**WHAT IS BEING ASKED:** Pictures are not part of the copy. Give again exactly the lines from the one with "Emit a Python" to the one with "plt.rcParams['mathtext.it'] = 'Liberation", inclusive.

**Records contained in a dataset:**
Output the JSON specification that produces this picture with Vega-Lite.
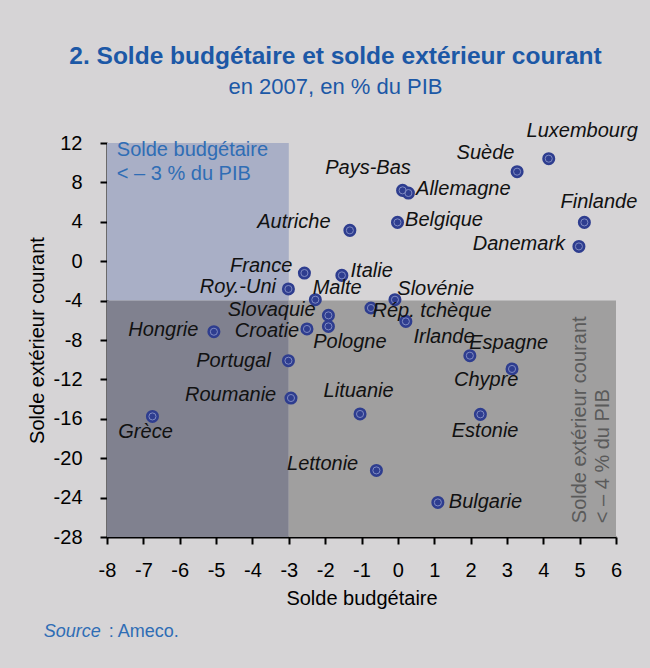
{
  "$schema": "https://vega.github.io/schema/vega-lite/v6.json",
  "width": 509,
  "height": 394,
  "autosize": {"type": "none"},
  "padding": {"left": 107, "top": 143, "right": 34, "bottom": 131},
  "background": "#d6d4d6",
  "config": {
    "view": {"stroke": null},
    "font": "Liberation Sans",
    "axis": {"grid": false, "domainColor": "#000", "domainWidth": 2, "tickColor": "#000", "tickWidth": 2, "tickSize": 7, "labelFontSize": 20, "labelColor": "#000", "titleFontSize": 20, "titleFontWeight": "normal", "titleColor": "#000", "labelFlush": false, "labelOverlap": false}
  },
  "title": {
    "text": "2. Solde budgétaire et solde extérieur courant",
    "subtitle": "en 2007, en % du PIB",
    "anchor": "middle",
    "frame": "group",
    "dx": -26,
    "offset": 22,
    "font": "Liberation Sans",
    "fontWeight": "bold",
    "fontSize": 24.5,
    "color": "#1c58a6",
    "subtitleFont": "Liberation Sans",
    "subtitleFontSize": 22,
    "subtitleColor": "#1c58a6",
    "subtitlePadding": 7
  },
  "layer": [
    {
      "data": {"values": [
        {"zone": "blue", "x": -8, "x2": -3, "y": -4, "y2": 12},
        {"zone": "dark", "x": -8, "x2": -3, "y": -28, "y2": -4},
        {"zone": "grey", "x": -3, "x2": 6, "y": -28, "y2": -4}
      ]},
      "mark": {"type": "rect", "opacity": 1},
      "encoding": {
        "x": {"field": "x", "type": "quantitative", "title": "Solde budgétaire", "scale": {"domain": [-8, 6], "nice": false, "zero": false},
          "axis": {"values": [-8,-7,-6,-5,-4,-3,-2,-1,0,1,2,3,4,5,6], "labelExpr": "'' + datum.value", "labelPadding": 16, "titlePadding": 8}},
        "x2": {"field": "x2"},
        "y": {"field": "y", "type": "quantitative", "title": "Solde extérieur courant", "scale": {"domain": [-28, 12], "nice": false, "zero": false},
          "axis": {"values": [-28,-24,-20,-16,-12,-8,-4,0,4,8,12], "labelExpr": "'' + datum.value", "labelPadding": 18, "titlePadding": 6}},
        "y2": {"field": "y2"},
        "color": {"field": "zone", "type": "nominal", "scale": {"domain": ["blue", "dark", "grey"], "range": ["#a9afc6", "#80818f", "#a09f9f"]}, "legend": null}
      }
    },
    {
      "data": {"name": "pts", "values": [
        {"name": "Luxembourg", "x": 4.15, "y": 10.41, "lx": 5.07, "ly": 13.23},
        {"name": "Suède", "x": 3.28, "y": 9.09, "lx": 2.41, "ly": 10.98},
        {"name": "Pays-Bas", "x": 0.13, "y": 7.19, "lx": -0.82, "ly": 9.46},
        {"name": "Allemagne", "x": 0.29, "y": 6.92, "lx": 1.80, "ly": 7.29},
        {"name": "Belgique", "x": -0.01, "y": 3.94, "lx": 1.27, "ly": 4.14},
        {"name": "Finlande", "x": 5.13, "y": 3.94, "lx": 5.53, "ly": 5.99},
        {"name": "Danemark", "x": 4.98, "y": 1.50, "lx": 3.33, "ly": 1.70},
        {"name": "Autriche", "x": -1.32, "y": 3.13, "lx": -2.86, "ly": 3.99},
        {"name": "France", "x": -2.57, "y": -1.20, "lx": -3.76, "ly": -0.53},
        {"name": "Italie", "x": -1.54, "y": -1.44, "lx": -0.72, "ly": -0.98},
        {"name": "Roy.-Uni", "x": -3.01, "y": -2.82, "lx": -4.40, "ly": -2.57},
        {"name": "Malte", "x": -2.27, "y": -3.91, "lx": -1.67, "ly": -2.71},
        {"name": "Slovénie", "x": -0.08, "y": -3.91, "lx": 1.04, "ly": -2.86},
        {"name": "Rép. tchèque", "x": -0.74, "y": -4.75, "lx": 0.94, "ly": -5.01},
        {"name": "Slovaquie", "x": -1.91, "y": -5.50, "lx": -3.47, "ly": -5.00},
        {"name": "Pologne", "x": -1.91, "y": -6.62, "lx": -1.32, "ly": -8.19},
        {"name": "Croatie", "x": -2.50, "y": -6.88, "lx": -3.60, "ly": -7.10},
        {"name": "Hongrie", "x": -5.06, "y": -7.16, "lx": -6.45, "ly": -6.98},
        {"name": "Irlande", "x": 0.22, "y": -6.11, "lx": 1.27, "ly": -7.69},
        {"name": "Espagne", "x": 1.98, "y": -9.59, "lx": 3.05, "ly": -8.35},
        {"name": "Chypre", "x": 3.14, "y": -10.94, "lx": 2.43, "ly": -12.06},
        {"name": "Portugal", "x": -3.01, "y": -10.10, "lx": -4.52, "ly": -10.12},
        {"name": "Roumanie", "x": -2.94, "y": -13.89, "lx": -4.60, "ly": -13.60},
        {"name": "Grèce", "x": -6.75, "y": -15.76, "lx": -6.94, "ly": -17.33},
        {"name": "Lituanie", "x": -1.04, "y": -15.51, "lx": -1.08, "ly": -13.17},
        {"name": "Estonie", "x": 2.27, "y": -15.55, "lx": 2.40, "ly": -17.19},
        {"name": "Lettonie", "x": -0.59, "y": -21.24, "lx": -2.07, "ly": -20.58},
        {"name": "Bulgarie", "x": 1.10, "y": -24.49, "lx": 2.41, "ly": -24.44}
      ]},
      "layer": [
        {
          "mark": {"type": "circle", "size": 170, "color": "#2e3d8f", "opacity": 1},
          "encoding": {
            "x": {"field": "x", "type": "quantitative", "title": "Solde budgétaire",
              "axis": {"values": [-8,-7,-6,-5,-4,-3,-2,-1,0,1,2,3,4,5,6], "labelExpr": "'' + datum.value", "labelPadding": 16, "titlePadding": 8}},
            "y": {"field": "y", "type": "quantitative", "title": "Solde extérieur courant",
              "axis": {"values": [-28,-24,-20,-16,-12,-8,-4,0,4,8,12], "labelExpr": "'' + datum.value", "labelPadding": 18, "titlePadding": 6}}
          }
        },
        {
          "mark": {"type": "point", "shape": "circle", "size": 50, "filled": false, "stroke": "#7f8ac2", "strokeWidth": 1, "opacity": 1},
          "encoding": {
            "x": {"field": "x", "type": "quantitative", "title": "Solde budgétaire",
              "axis": {"values": [-8,-7,-6,-5,-4,-3,-2,-1,0,1,2,3,4,5,6], "labelExpr": "'' + datum.value", "labelPadding": 16, "titlePadding": 8}},
            "y": {"field": "y", "type": "quantitative", "title": "Solde extérieur courant",
              "axis": {"values": [-28,-24,-20,-16,-12,-8,-4,0,4,8,12], "labelExpr": "'' + datum.value", "labelPadding": 18, "titlePadding": 6}}
          }
        },
        {
          "mark": {"type": "text", "fontStyle": "italic", "fontSize": 20, "color": "#111111", "align": "center", "baseline": "middle"},
          "encoding": {
            "x": {"field": "lx", "type": "quantitative", "title": "Solde budgétaire",
              "axis": {"values": [-8,-7,-6,-5,-4,-3,-2,-1,0,1,2,3,4,5,6], "labelExpr": "'' + datum.value", "labelPadding": 16, "titlePadding": 8}},
            "y": {"field": "ly", "type": "quantitative", "title": "Solde extérieur courant",
              "axis": {"values": [-28,-24,-20,-16,-12,-8,-4,0,4,8,12], "labelExpr": "'' + datum.value", "labelPadding": 18, "titlePadding": 6}},
            "text": {"field": "name", "type": "nominal"}
          }
        }
      ]
    },
    {
      "data": {"values": [{"x": -7.73, "y": 10.64, "t": ["Solde budgétaire", "< – 3 % du PIB"]}]},
      "mark": {"type": "text", "fontSize": 20, "color": "#2f6db5", "align": "left", "baseline": "alphabetic", "lineHeight": 24},
      "encoding": {
        "x": {"field": "x", "type": "quantitative", "title": "Solde budgétaire",
          "axis": {"values": [-8,-7,-6,-5,-4,-3,-2,-1,0,1,2,3,4,5,6], "labelExpr": "'' + datum.value", "labelPadding": 16, "titlePadding": 8}},
        "y": {"field": "y", "type": "quantitative", "title": "Solde extérieur courant",
          "axis": {"values": [-28,-24,-20,-16,-12,-8,-4,0,4,8,12], "labelExpr": "'' + datum.value", "labelPadding": 18, "titlePadding": 6}},
        "text": {"field": "t"}
      }
    },
    {
      "data": {"values": [
        {"x": 5.0, "y": -26.6, "t": "Solde extérieur courant"},
        {"x": 5.63, "y": -26.6, "t": "< – 4 % du PIB"}
      ]},
      "mark": {"type": "text", "fontSize": 20, "color": "#5a5a5a", "align": "left", "baseline": "middle", "angle": 270},
      "encoding": {
        "x": {"field": "x", "type": "quantitative", "title": "Solde budgétaire",
          "axis": {"values": [-8,-7,-6,-5,-4,-3,-2,-1,0,1,2,3,4,5,6], "labelExpr": "'' + datum.value", "labelPadding": 16, "titlePadding": 8}},
        "y": {"field": "y", "type": "quantitative", "title": "Solde extérieur courant",
          "axis": {"values": [-28,-24,-20,-16,-12,-8,-4,0,4,8,12], "labelExpr": "'' + datum.value", "labelPadding": 18, "titlePadding": 6}},
        "text": {"field": "t"}
      }
    },
    {
      "data": {"values": [{"x": -9.74, "y": -38.12, "t": "Source"}]},
      "mark": {"type": "text", "fontSize": 18, "fontStyle": "italic", "color": "#2f6db5", "align": "left", "baseline": "alphabetic"},
      "encoding": {
        "x": {"field": "x", "type": "quantitative", "title": "Solde budgétaire",
          "axis": {"values": [-8,-7,-6,-5,-4,-3,-2,-1,0,1,2,3,4,5,6], "labelExpr": "'' + datum.value", "labelPadding": 16, "titlePadding": 8}},
        "y": {"field": "y", "type": "quantitative", "title": "Solde extérieur courant",
          "axis": {"values": [-28,-24,-20,-16,-12,-8,-4,0,4,8,12], "labelExpr": "'' + datum.value", "labelPadding": 18, "titlePadding": 6}},
        "text": {"field": "t"}
      }
    },
    {
      "data": {"values": [{"x": -7.95, "y": -38.12, "t": ": Ameco."}]},
      "mark": {"type": "text", "fontSize": 18, "color": "#2f6db5", "align": "left", "baseline": "alphabetic"},
      "encoding": {
        "x": {"field": "x", "type": "quantitative", "title": "Solde budgétaire",
          "axis": {"values": [-8,-7,-6,-5,-4,-3,-2,-1,0,1,2,3,4,5,6], "labelExpr": "'' + datum.value", "labelPadding": 16, "titlePadding": 8}},
        "y": {"field": "y", "type": "quantitative", "title": "Solde extérieur courant",
          "axis": {"values": [-28,-24,-20,-16,-12,-8,-4,0,4,8,12], "labelExpr": "'' + datum.value", "labelPadding": 18, "titlePadding": 6}},
        "text": {"field": "t"}
      }
    }
  ]
}
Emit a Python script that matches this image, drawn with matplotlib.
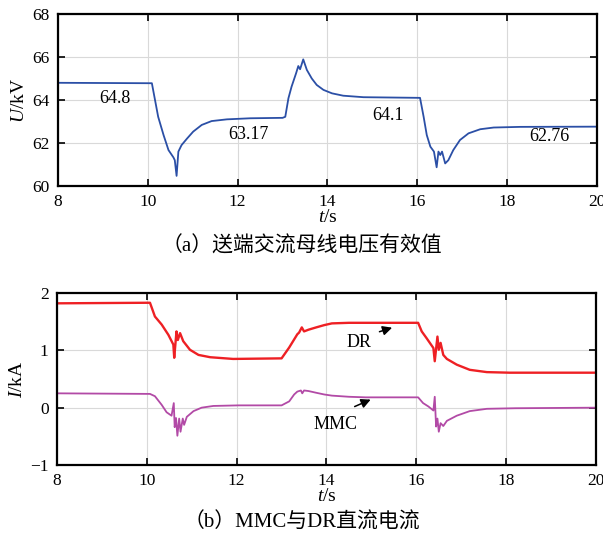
import matplotlib
matplotlib.use("Agg")
import matplotlib.pyplot as plt

plt.rcParams['font.family'] = ['Liberation Serif', 'Noto Sans CJK SC']
plt.rcParams['mathtext.fontset'] = 'custom'
plt.rcParams['mathtext.rm'] = 'Liberation Serif'
plt.rcParams['mathtext.it'] = 'Liberation Serif:italic'

# (a) sending-end AC bus RMS voltage
t_u = [8.0, 10.09, 10.16, 10.23, 10.35, 10.46, 10.57, 10.6, 10.64, 10.68, 10.75,
       10.87, 11.01, 11.2, 11.42, 11.76, 12.28, 13.0, 13.06, 13.13, 13.2, 13.3,
       13.35, 13.39, 13.46, 13.54, 13.65, 13.76, 13.91, 14.1, 14.35, 14.8, 16.06,
       16.14, 16.21, 16.29, 16.37, 16.43, 16.47, 16.51, 16.55, 16.62, 16.69, 16.8,
       16.95, 17.14, 17.4, 17.7, 18.29, 20.0]
u = [64.8, 64.78, 64.0, 63.22, 62.37, 61.67, 61.33, 61.2, 60.47, 61.6, 61.9,
     62.2, 62.53, 62.84, 63.02, 63.1, 63.15, 63.17, 63.22, 64.08, 64.62, 65.24,
     65.58, 65.43, 65.89, 65.4, 65.0, 64.7, 64.47, 64.31, 64.2, 64.13, 64.1,
     63.22, 62.37, 61.83, 61.6, 60.87, 61.6, 61.44, 61.6, 61.05, 61.2, 61.67,
     62.14, 62.45, 62.64, 62.72, 62.75, 62.76]
u_labels = ['64.8', '63.17', '64.1', '62.76']
u_label_t = [9.27, 12.25, 15.35, 18.93]
u_label_v = [64.05, 62.4, 63.3, 62.3]

# (b) DC currents of DR and MMC
t_dr = [8.0, 10.07, 10.18, 10.33, 10.48, 10.59, 10.61, 10.66, 10.69, 10.74, 10.81,
        10.96, 11.15, 11.41, 11.92, 13.0, 13.17, 13.35, 13.39, 13.45, 13.5, 13.6,
        13.77, 13.95, 14.12, 14.5, 16.04, 16.12, 16.23, 16.38, 16.41, 16.47, 16.5,
        16.54, 16.6, 16.68, 16.9, 17.19, 17.57, 18.08, 20.0]
i_dr = [1.82, 1.83, 1.59, 1.45, 1.27, 1.1, 0.87, 1.33, 1.18, 1.3, 1.16,
        1.01, 0.92, 0.88, 0.85, 0.86, 1.05, 1.28, 1.31, 1.4, 1.33, 1.36,
        1.40, 1.44, 1.47, 1.48, 1.48, 1.33, 1.21, 1.04, 0.81, 1.24, 1.01,
        1.13, 0.92, 0.85, 0.75, 0.66, 0.62, 0.61, 0.61]

t_mmc = [8.0, 10.07, 10.18, 10.33, 10.44, 10.55, 10.6, 10.62, 10.65, 10.68, 10.72,
         10.75, 10.8, 10.83, 10.89, 11.04, 11.22, 11.48, 12.04, 13.0, 13.17, 13.28,
         13.35, 13.43, 13.46, 13.5, 13.6, 13.77, 13.95, 14.12, 14.5, 14.87, 16.04,
         16.15, 16.27, 16.38, 16.41, 16.44, 16.47, 16.5, 16.54, 16.6, 16.68, 16.9,
         17.19, 17.57, 18.2, 20.0]
i_mmc = [0.25, 0.24, 0.2, 0.05, -0.08, -0.14, 0.08, -0.34, -0.18, -0.49, -0.19,
         -0.42, -0.19, -0.3, -0.16, -0.06, 0.0, 0.03, 0.04, 0.04, 0.11, 0.23,
         0.28, 0.3, 0.25, 0.3, 0.29, 0.26, 0.23, 0.21, 0.19, 0.18, 0.18,
         0.08, 0.02, -0.05, 0.19, -0.33, -0.19, -0.42, -0.27, -0.32, -0.23, -0.14,
         -0.06, -0.02, -0.01, 0.0]

fig = plt.figure(figsize=(6.03, 5.4), dpi=100)
ax1 = fig.add_axes([58 / 603, 1 - 186 / 540, 539 / 603, 172 / 540])
ax2 = fig.add_axes([57 / 603, 1 - 465 / 540, 539 / 603, 172 / 540])

for ax in (ax1, ax2):
    ax.grid(True, color='#d9d9d9', lw=0.8)
    ax.set_axisbelow(True)
    for s in ax.spines.values():
        s.set_linewidth(1.6)
    ax.tick_params(direction='in', top=True, right=True, labelsize=12.5,
                   width=1.2, length=5, pad=6)
    ax.set_xlim(8, 20)
    ax.set_xticks([8, 10, 12, 14, 16, 18, 20])

ax1.plot(t_u, u, color='#2b4fa6', lw=1.3)
ax1.set_ylim(60, 68)
ax1.set_yticks([60, 62, 64, 66, 68])
for s, x, y in zip(u_labels, u_label_t, u_label_v):
    ax1.text(x, y, s, fontsize=13, ha='center', va='center')
ax1.set_xlabel('$t$/s', fontsize=14, labelpad=-1)
ax1.set_ylabel('$U$/kV', fontsize=14, labelpad=3)

ax2.plot(t_dr, i_dr, color='#ee2024', lw=1.7)
ax2.plot(t_mmc, i_mmc, color='#b24aa6', lw=1.3)
ax2.set_ylim(-1, 2)
ax2.set_yticks([-1, 0, 1, 2])
ax2.set_yticklabels(['\u22121', '0', '1', '2'])
ax2.annotate('', xy=(15.52, 1.41), xytext=(15.12, 1.31),
             arrowprops=dict(arrowstyle='-|>', color='black', lw=1.1, mutation_scale=14))
ax2.text(14.72, 1.13, 'DR', fontsize=13, ha='center', va='center')
ax2.annotate('', xy=(15.04, 0.16), xytext=(14.57, 0.0),
             arrowprops=dict(arrowstyle='-|>', color='black', lw=1.1, mutation_scale=14))
ax2.text(14.19, -0.3, 'MMC', fontsize=13, ha='center', va='center')
ax2.set_xlabel('$t$/s', fontsize=14, labelpad=-1)
ax2.set_ylabel('$I$/kA', fontsize=14, labelpad=3)

fig.text(0.5, 1 - 247 / 540, '（a）送端交流母线电压有效值', fontsize=15,
         ha='center', va='center')
fig.text(0.5, 1 - 523 / 540, '（b）MMC与DR直流电流', fontsize=15,
         ha='center', va='center')

fig.savefig('out.png', dpi=100)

**TASK RESULT:**
Emit a Python script that matches this image, drawn with matplotlib.
import matplotlib
matplotlib.use("Agg")
import matplotlib.pyplot as plt

plt.rcParams['font.family'] = ['Liberation Serif', 'Noto Sans CJK SC']
plt.rcParams['mathtext.fontset'] = 'custom'
plt.rcParams['mathtext.rm'] = 'Liberation Serif'
plt.rcParams['mathtext.it'] = 'Liberation Serif:italic'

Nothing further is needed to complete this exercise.